== Source data ==

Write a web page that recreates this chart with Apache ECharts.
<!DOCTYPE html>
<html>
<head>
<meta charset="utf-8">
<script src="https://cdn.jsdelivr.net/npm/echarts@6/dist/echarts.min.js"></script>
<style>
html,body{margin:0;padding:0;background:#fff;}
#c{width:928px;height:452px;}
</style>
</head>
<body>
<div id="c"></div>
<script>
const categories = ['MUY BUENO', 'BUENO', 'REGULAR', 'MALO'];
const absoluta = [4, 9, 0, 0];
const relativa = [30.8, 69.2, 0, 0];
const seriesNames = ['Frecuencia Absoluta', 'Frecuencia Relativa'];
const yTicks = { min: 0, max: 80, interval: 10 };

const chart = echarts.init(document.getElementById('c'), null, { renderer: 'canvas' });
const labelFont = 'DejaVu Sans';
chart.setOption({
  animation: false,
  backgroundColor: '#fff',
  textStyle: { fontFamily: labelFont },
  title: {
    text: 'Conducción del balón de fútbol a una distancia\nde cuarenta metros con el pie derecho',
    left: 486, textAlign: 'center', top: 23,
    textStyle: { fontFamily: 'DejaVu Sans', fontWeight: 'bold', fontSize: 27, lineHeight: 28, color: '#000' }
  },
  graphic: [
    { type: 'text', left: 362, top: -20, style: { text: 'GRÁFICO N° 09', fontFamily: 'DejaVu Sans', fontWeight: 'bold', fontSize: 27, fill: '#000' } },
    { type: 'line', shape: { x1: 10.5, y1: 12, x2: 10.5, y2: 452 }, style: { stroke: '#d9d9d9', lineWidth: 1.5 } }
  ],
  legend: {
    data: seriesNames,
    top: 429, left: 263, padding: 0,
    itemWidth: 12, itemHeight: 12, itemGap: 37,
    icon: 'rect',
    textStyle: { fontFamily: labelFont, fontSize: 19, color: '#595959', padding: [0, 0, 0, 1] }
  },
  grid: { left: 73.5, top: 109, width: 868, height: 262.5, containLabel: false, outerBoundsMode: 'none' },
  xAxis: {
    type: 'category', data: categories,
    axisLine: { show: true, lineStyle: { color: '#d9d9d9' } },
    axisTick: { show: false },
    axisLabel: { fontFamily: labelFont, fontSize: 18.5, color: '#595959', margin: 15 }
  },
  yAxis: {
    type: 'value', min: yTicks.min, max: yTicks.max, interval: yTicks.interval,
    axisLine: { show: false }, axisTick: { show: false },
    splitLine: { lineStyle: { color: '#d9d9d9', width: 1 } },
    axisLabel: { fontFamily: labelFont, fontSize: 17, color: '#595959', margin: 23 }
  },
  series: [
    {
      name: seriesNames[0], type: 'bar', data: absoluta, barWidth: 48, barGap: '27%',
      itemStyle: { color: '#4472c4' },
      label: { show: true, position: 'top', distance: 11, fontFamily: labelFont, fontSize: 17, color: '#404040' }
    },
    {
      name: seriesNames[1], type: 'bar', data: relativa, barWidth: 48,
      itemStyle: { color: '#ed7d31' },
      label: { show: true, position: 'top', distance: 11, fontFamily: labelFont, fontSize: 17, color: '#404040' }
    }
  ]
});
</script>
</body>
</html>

== Goal of the exercise ==
Output exactly the leading lines of the data, up to and including the line marked by "80, interval: 10".

== The solution ==
Write a web page that recreates this chart with Apache ECharts.
<!DOCTYPE html>
<html>
<head>
<meta charset="utf-8">
<script src="https://cdn.jsdelivr.net/npm/echarts@6/dist/echarts.min.js"></script>
<style>
html,body{margin:0;padding:0;background:#fff;}
#c{width:928px;height:452px;}
</style>
</head>
<body>
<div id="c"></div>
<script>
const categories = ['MUY BUENO', 'BUENO', 'REGULAR', 'MALO'];
const absoluta = [4, 9, 0, 0];
const relativa = [30.8, 69.2, 0, 0];
const seriesNames = ['Frecuencia Absoluta', 'Frecuencia Relativa'];
const yTicks = { min: 0, max: 80, interval: 10 };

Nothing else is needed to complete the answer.